God doesn’t turn His back when you’re terrified. He doesn’t run away from your lack of faith or your failure to recognize His presence. Instead, He calms your fears and then proceeds to encourage you. That’s just what He does.

Just Do It
Luke 2:15-17(NLT)
When the angels had returned to heaven, the shepherds said to each other, “Let’s go to Bethlehem! Let’s see this thing that has happened, which the Lord has told us about.” They hurried to the village and found Mary and Joseph. And there was the baby, lying in the manger. After seeing him, the shepherds told everyone what had happened and what the angel had said to them about this child.

For years, Nike, the most recognizable shoe brand in the world, had a slogan that encouraged their customers to “just do it.” This slogan encouraged people to look at what appeared to be impossible, and to just go for it.

That’s what the shepherds did. What they had seen didn’t make sense to them, but they didn’t let that stop them. When they heard that Christ had come, they had to go see it for themselves. Once they saw Him, they had to tell other people about it.

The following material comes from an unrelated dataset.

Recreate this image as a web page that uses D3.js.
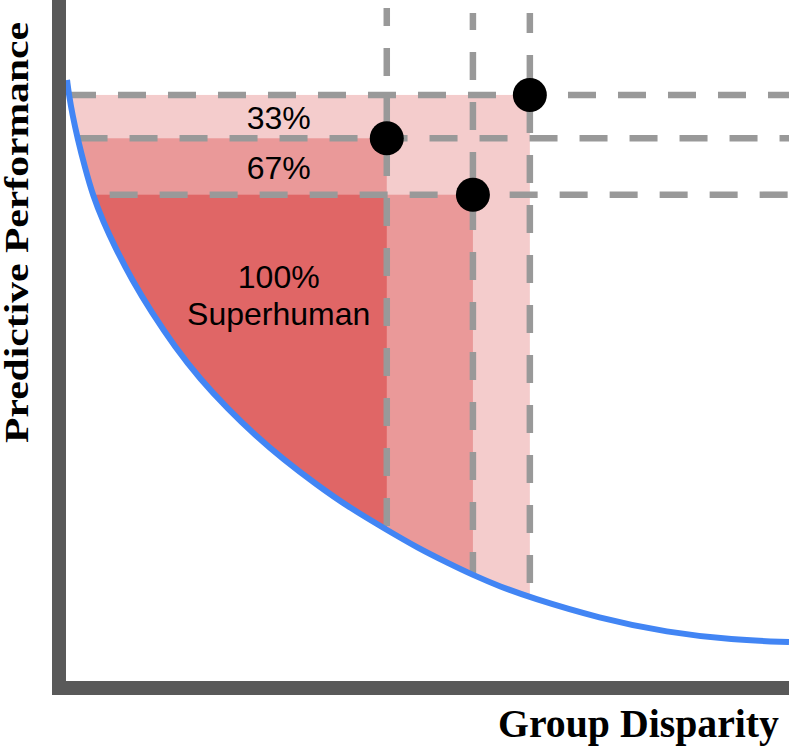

When you recognize the presence of God in your life, there is no stopping you from pursuing it. When you encounter Him, you can’t help but share that good news with others. If you’re feeling afraid, just do it!

A Closing Prayer:
Heavenly Father, thank You for including the shepherds in the story of Your Son’s birth. Thank You for what their presence in the story, and their faith in You teaches me. Thank You for taking the time to care about everyone, and for providing Your Son for us all. Give me the courage to share His Good News with others. In Christ’s name, Amen.